DATA ENTRIES
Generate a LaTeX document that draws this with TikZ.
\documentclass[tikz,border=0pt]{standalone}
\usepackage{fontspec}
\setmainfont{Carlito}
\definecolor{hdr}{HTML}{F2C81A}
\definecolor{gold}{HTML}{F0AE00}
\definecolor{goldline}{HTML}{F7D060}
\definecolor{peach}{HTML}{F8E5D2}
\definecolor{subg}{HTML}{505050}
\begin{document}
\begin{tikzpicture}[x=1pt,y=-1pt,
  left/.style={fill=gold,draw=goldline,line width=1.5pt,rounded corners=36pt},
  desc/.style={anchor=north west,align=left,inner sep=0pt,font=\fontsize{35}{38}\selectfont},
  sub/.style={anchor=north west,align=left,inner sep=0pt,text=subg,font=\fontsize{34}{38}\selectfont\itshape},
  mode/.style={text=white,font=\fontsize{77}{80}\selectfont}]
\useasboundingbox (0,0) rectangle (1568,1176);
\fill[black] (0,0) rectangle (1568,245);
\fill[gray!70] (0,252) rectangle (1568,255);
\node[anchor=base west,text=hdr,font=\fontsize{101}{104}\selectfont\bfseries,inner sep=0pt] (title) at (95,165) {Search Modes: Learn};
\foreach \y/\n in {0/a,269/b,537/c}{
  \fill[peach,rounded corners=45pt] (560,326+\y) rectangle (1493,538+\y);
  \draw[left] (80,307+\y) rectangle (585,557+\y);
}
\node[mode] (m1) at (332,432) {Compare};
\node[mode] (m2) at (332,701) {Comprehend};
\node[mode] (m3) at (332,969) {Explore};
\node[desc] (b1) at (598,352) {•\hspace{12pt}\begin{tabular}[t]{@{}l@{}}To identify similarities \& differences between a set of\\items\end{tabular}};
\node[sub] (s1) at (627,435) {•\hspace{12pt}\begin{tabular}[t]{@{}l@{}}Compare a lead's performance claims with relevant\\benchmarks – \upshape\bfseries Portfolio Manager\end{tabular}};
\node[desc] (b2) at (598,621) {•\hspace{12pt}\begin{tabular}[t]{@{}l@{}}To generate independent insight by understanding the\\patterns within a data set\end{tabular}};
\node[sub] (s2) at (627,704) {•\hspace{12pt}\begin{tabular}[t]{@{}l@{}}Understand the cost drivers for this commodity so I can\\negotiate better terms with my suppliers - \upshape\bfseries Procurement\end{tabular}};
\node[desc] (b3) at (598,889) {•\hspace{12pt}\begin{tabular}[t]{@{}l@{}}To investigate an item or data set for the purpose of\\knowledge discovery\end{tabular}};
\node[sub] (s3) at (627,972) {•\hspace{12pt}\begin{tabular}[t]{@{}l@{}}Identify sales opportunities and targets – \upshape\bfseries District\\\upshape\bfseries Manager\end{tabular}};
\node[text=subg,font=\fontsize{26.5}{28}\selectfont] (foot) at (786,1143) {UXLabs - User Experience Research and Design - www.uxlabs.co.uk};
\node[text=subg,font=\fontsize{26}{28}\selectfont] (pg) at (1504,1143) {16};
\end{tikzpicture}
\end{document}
* * *
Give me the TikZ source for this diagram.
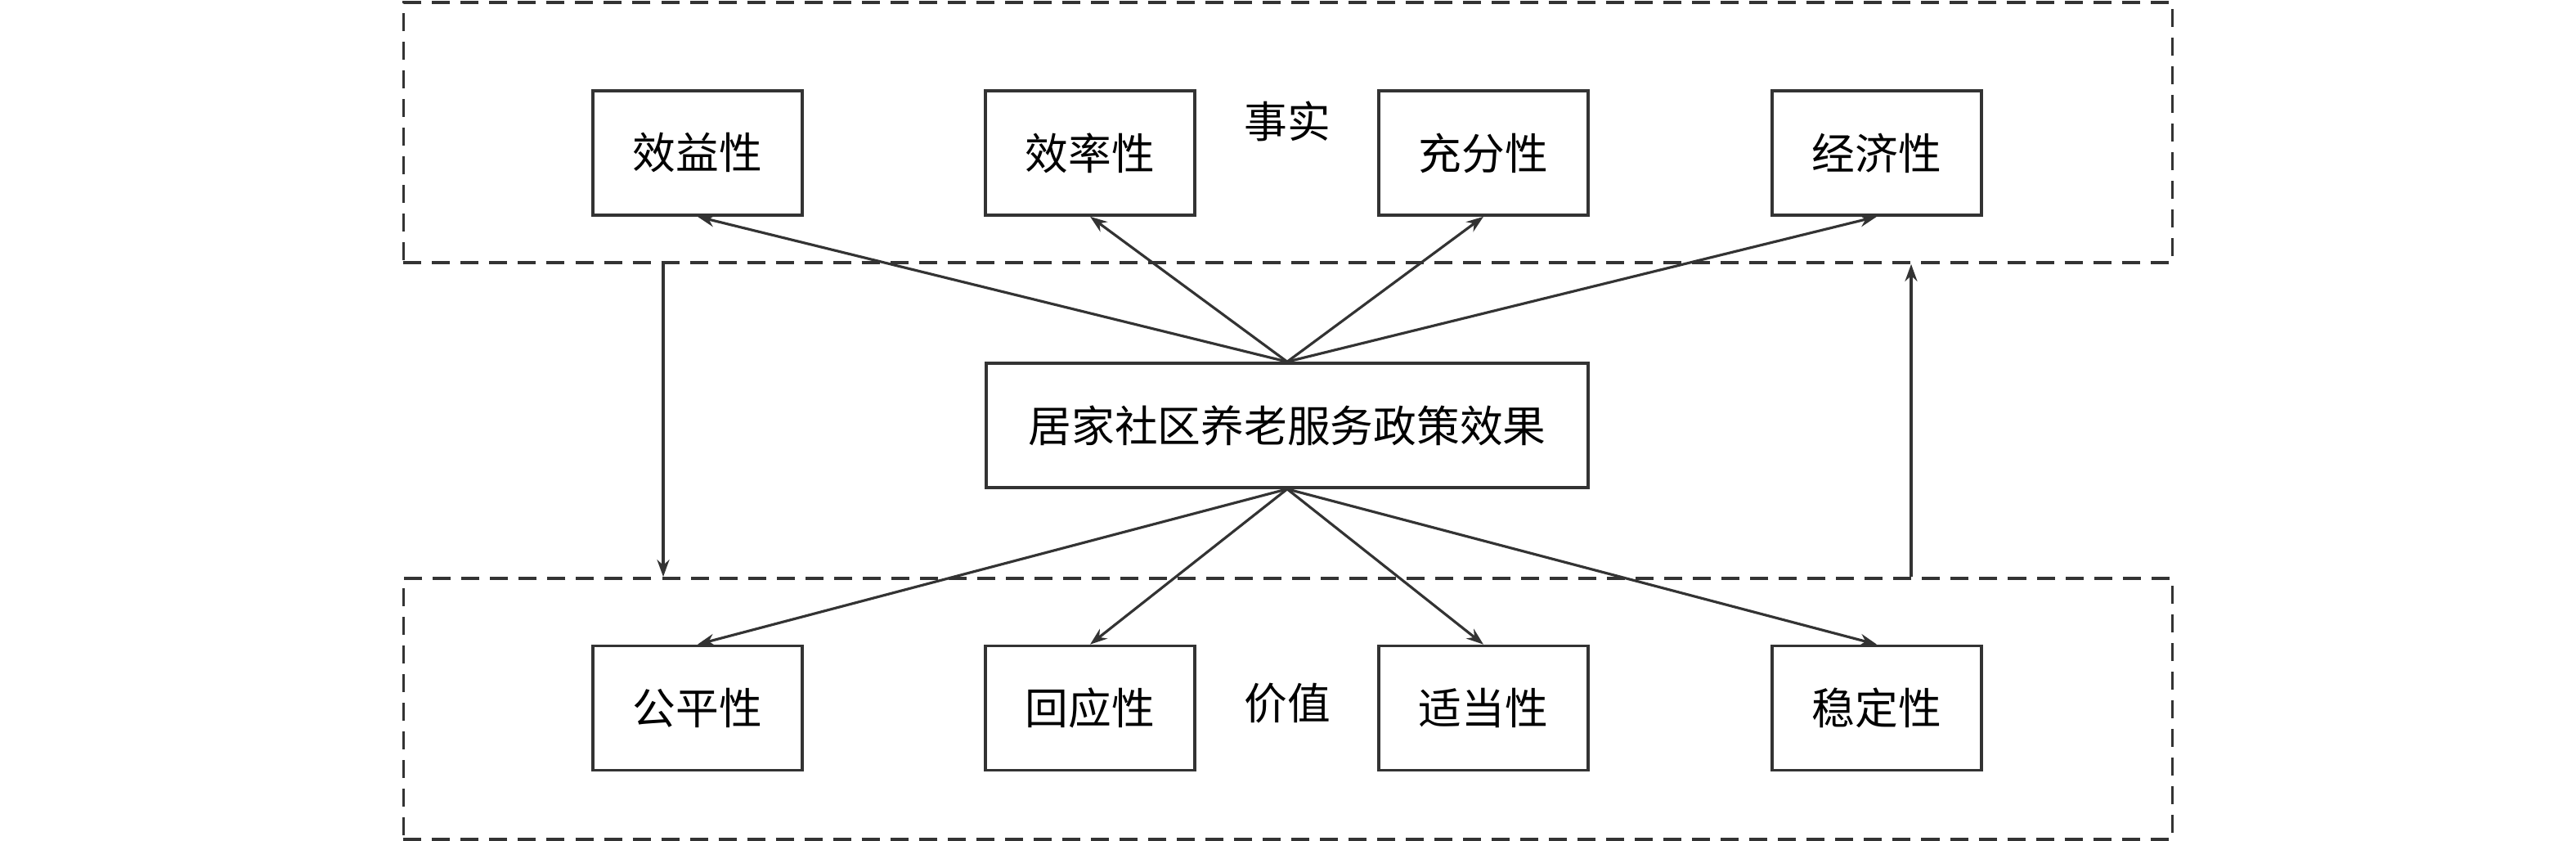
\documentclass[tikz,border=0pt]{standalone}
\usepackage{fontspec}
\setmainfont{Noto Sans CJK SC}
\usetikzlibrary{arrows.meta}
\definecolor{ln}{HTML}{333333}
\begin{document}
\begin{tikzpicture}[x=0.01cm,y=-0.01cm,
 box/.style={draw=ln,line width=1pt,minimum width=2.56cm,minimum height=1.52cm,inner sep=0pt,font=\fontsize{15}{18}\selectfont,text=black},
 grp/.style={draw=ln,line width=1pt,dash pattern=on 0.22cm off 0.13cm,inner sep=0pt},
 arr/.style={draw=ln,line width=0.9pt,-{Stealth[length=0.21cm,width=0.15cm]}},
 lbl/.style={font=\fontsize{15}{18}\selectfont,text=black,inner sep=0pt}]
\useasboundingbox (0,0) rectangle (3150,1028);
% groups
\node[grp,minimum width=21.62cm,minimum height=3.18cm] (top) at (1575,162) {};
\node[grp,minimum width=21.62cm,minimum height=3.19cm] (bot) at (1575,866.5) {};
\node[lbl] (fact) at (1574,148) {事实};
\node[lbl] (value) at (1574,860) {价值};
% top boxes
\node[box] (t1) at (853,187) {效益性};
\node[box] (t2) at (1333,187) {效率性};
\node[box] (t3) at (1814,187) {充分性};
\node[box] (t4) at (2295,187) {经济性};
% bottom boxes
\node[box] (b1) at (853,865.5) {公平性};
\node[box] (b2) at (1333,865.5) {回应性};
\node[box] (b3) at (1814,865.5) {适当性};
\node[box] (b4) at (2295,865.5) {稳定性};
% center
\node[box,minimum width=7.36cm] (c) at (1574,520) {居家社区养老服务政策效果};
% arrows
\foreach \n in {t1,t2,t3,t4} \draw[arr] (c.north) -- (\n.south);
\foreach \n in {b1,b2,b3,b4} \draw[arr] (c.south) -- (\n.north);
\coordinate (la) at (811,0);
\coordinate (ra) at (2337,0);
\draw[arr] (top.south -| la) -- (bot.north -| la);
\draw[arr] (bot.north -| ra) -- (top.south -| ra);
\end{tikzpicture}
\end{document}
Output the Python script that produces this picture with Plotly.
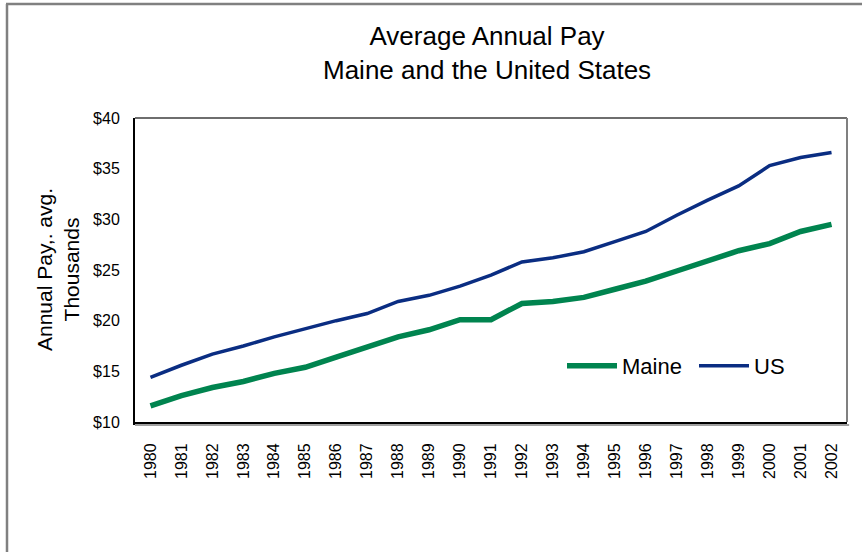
==
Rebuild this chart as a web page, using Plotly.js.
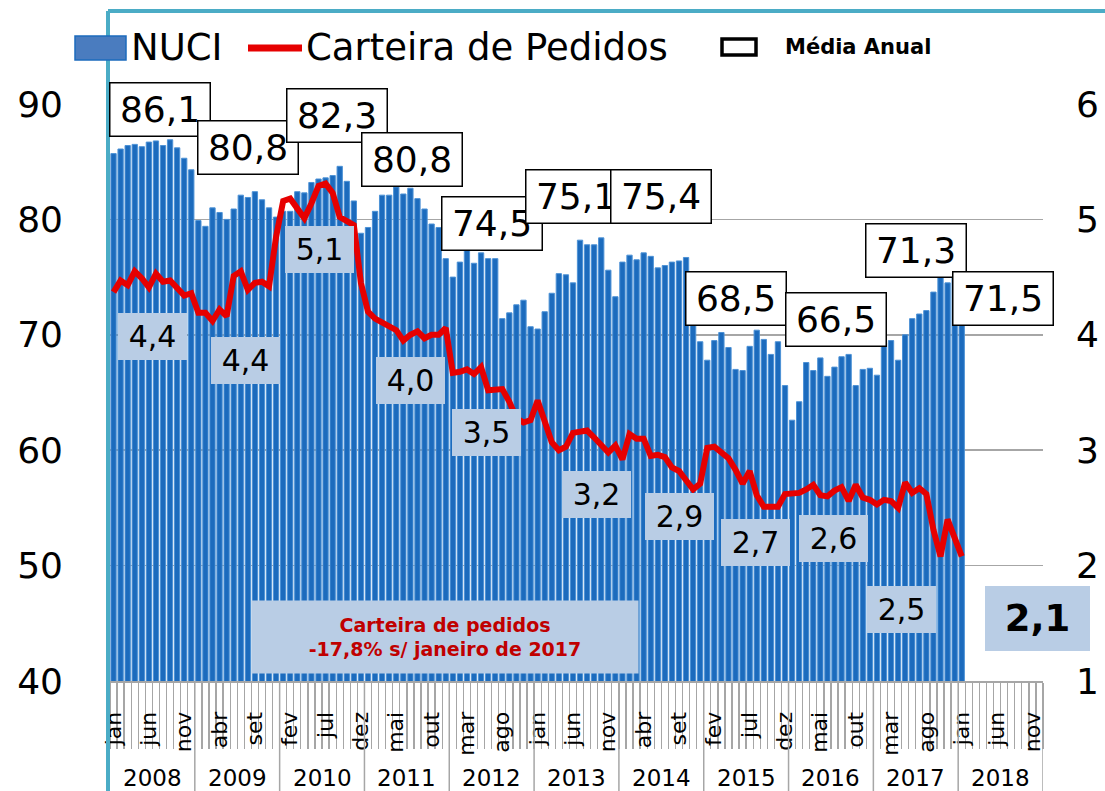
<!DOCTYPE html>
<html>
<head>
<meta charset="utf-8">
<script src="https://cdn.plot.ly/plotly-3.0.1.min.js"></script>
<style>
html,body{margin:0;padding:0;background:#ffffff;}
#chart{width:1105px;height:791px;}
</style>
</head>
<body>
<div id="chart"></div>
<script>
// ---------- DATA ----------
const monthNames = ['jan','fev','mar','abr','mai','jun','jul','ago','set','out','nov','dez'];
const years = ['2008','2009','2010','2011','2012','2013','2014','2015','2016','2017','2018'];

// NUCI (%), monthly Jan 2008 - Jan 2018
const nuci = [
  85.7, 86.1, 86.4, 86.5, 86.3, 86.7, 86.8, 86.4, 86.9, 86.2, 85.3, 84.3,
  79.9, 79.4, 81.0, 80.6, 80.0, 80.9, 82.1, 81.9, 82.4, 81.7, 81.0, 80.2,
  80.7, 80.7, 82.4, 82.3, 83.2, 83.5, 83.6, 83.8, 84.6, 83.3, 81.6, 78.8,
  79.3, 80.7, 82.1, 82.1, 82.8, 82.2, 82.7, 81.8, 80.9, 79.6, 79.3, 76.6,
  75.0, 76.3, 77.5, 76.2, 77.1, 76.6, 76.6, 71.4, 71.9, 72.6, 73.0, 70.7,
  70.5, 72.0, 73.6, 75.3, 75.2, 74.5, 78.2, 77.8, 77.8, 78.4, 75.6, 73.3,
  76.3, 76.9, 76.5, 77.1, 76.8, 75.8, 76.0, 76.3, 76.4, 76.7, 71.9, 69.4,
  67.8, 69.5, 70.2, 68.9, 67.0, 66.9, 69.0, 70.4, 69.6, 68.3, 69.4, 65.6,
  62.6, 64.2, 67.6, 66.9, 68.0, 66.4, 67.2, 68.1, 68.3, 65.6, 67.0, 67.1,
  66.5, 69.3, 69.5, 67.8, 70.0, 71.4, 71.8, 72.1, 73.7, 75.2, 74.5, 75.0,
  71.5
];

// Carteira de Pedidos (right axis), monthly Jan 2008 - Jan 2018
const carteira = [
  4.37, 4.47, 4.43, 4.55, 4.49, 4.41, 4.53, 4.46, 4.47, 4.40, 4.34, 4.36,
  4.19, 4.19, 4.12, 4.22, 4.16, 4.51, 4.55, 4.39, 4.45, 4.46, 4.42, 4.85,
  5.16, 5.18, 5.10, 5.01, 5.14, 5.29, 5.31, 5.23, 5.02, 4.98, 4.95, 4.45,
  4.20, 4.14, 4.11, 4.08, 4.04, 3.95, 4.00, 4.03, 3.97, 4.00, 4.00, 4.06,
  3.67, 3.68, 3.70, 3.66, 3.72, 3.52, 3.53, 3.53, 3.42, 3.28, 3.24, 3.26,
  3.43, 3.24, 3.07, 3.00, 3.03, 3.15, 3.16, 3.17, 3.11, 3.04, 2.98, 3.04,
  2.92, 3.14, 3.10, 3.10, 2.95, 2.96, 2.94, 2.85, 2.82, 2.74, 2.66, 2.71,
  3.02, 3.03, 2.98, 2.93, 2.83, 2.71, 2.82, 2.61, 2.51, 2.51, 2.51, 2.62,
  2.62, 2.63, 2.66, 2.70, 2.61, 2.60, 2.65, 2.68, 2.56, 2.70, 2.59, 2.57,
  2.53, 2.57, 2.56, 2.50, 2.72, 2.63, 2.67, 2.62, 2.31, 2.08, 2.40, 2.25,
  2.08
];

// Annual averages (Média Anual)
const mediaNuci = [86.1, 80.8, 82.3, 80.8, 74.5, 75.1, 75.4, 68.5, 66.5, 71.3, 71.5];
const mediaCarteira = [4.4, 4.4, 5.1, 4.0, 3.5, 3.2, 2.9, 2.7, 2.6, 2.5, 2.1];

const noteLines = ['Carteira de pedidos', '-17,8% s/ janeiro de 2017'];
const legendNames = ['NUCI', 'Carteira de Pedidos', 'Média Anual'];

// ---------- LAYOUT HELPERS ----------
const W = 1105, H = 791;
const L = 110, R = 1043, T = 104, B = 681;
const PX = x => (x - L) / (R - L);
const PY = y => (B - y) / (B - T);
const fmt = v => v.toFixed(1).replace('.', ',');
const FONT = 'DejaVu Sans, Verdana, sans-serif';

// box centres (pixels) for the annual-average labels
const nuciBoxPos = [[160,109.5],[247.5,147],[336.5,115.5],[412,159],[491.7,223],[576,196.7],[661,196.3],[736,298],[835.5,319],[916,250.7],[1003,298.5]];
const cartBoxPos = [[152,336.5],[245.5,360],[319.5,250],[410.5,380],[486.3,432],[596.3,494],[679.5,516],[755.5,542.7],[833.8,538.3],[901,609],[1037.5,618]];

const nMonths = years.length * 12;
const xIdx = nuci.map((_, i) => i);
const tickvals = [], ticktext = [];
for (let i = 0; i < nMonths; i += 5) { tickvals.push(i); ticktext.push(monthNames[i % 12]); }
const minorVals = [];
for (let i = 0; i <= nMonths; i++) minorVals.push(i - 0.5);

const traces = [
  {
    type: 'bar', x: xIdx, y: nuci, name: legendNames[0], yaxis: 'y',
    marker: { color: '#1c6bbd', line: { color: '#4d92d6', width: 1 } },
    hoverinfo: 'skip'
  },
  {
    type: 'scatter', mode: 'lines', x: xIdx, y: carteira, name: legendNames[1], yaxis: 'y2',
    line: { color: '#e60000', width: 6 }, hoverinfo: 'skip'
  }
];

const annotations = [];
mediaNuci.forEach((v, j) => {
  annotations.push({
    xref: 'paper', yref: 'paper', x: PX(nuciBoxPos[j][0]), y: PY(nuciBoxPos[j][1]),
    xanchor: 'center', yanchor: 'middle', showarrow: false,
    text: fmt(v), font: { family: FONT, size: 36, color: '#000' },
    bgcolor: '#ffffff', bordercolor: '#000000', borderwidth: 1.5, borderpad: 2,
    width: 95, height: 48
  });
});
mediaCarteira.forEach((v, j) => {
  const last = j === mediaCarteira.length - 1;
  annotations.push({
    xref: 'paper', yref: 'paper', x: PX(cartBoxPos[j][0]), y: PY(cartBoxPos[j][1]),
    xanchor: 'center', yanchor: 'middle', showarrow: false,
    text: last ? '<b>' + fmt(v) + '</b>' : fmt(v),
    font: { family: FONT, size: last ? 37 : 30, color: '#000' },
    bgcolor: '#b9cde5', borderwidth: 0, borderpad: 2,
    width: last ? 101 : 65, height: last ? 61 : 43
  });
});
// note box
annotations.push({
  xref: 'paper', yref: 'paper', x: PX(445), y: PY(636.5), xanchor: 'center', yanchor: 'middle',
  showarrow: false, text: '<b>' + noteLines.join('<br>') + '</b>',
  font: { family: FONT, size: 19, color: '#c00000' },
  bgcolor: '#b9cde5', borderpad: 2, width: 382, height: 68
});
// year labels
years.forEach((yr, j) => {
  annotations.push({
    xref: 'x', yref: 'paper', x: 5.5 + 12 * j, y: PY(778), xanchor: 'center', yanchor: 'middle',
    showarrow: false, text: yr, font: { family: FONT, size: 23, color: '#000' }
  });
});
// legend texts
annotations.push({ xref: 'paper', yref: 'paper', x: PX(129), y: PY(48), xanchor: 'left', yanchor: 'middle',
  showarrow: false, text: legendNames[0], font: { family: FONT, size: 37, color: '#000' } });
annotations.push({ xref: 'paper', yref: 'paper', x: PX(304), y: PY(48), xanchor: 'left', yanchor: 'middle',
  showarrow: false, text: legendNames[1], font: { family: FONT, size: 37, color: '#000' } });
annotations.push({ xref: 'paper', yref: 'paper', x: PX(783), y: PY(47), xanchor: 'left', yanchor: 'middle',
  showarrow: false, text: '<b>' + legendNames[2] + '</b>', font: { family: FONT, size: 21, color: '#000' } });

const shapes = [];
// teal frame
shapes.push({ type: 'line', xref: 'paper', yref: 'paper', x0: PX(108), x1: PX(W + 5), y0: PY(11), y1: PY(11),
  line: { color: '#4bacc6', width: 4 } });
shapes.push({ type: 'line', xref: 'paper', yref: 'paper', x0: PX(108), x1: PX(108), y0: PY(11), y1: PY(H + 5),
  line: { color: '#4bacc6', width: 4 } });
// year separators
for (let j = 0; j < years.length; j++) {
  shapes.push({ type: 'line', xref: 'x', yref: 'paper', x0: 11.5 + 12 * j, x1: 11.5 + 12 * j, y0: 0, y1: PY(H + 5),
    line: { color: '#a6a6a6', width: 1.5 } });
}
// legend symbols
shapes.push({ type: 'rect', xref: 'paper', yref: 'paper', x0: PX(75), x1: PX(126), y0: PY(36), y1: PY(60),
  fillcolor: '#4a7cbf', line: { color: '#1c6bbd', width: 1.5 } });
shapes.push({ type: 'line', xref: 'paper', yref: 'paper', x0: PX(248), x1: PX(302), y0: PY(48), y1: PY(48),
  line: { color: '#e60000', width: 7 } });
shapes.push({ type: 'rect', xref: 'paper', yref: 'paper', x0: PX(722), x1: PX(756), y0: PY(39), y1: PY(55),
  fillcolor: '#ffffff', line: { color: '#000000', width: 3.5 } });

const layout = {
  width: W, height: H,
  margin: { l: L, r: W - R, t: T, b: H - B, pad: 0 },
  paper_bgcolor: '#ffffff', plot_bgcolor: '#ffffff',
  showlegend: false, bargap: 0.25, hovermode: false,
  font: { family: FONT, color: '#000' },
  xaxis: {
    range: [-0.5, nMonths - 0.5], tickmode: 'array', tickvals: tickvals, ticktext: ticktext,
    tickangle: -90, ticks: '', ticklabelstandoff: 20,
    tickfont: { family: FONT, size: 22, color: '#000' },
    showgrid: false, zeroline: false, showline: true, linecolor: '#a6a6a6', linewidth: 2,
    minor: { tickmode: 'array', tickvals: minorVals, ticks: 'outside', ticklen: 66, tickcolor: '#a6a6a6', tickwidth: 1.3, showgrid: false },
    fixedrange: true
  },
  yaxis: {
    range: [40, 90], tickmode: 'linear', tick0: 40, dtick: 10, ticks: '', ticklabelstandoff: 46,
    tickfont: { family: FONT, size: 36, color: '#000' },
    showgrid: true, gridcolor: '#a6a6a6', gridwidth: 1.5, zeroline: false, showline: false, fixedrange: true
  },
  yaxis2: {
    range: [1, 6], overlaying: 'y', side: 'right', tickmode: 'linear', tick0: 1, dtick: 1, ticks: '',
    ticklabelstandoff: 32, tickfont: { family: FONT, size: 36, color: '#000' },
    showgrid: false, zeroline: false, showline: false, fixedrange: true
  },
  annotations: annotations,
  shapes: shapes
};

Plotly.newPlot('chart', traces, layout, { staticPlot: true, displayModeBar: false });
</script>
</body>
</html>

PROBLEM DETAILS
Reproduce the entries exactly, from the line with "Give me the TikZ source for this diagram." to the line with "Output the Python", both lines included, keeping no pictures.

EXERCISE OUTPUT
Give me the TikZ source for this diagram.
\documentclass[tikz,border=0pt]{standalone}
\usepackage{fontspec}
\setmainfont{Noto Sans CJK SC}
\usetikzlibrary{arrows.meta}
\definecolor{ln}{HTML}{333333}
\begin{document}
\begin{tikzpicture}[x=0.01cm,y=-0.01cm,
 box/.style={draw=ln,line width=1pt,minimum width=2.56cm,minimum height=1.52cm,inner sep=0pt,font=\fontsize{15}{18}\selectfont,text=black},
 grp/.style={draw=ln,line width=1pt,dash pattern=on 0.22cm off 0.13cm,inner sep=0pt},
 arr/.style={draw=ln,line width=0.9pt,-{Stealth[length=0.21cm,width=0.15cm]}},
 lbl/.style={font=\fontsize{15}{18}\selectfont,text=black,inner sep=0pt}]
\useasboundingbox (0,0) rectangle (3150,1028);
% groups
\node[grp,minimum width=21.62cm,minimum height=3.18cm] (top) at (1575,162) {};
\node[grp,minimum width=21.62cm,minimum height=3.19cm] (bot) at (1575,866.5) {};
\node[lbl] (fact) at (1574,148) {事实};
\node[lbl] (value) at (1574,860) {价值};
% top boxes
\node[box] (t1) at (853,187) {效益性};
\node[box] (t2) at (1333,187) {效率性};
\node[box] (t3) at (1814,187) {充分性};
\node[box] (t4) at (2295,187) {经济性};
% bottom boxes
\node[box] (b1) at (853,865.5) {公平性};
\node[box] (b2) at (1333,865.5) {回应性};
\node[box] (b3) at (1814,865.5) {适当性};
\node[box] (b4) at (2295,865.5) {稳定性};
% center
\node[box,minimum width=7.36cm] (c) at (1574,520) {居家社区养老服务政策效果};
% arrows
\foreach \n in {t1,t2,t3,t4} \draw[arr] (c.north) -- (\n.south);
\foreach \n in {b1,b2,b3,b4} \draw[arr] (c.south) -- (\n.north);
\coordinate (la) at (811,0);
\coordinate (ra) at (2337,0);
\draw[arr] (top.south -| la) -- (bot.north -| la);
\draw[arr] (bot.north -| ra) -- (top.south -| ra);
\end{tikzpicture}
\end{document}
Output the Python script that produces this picture with Plotly.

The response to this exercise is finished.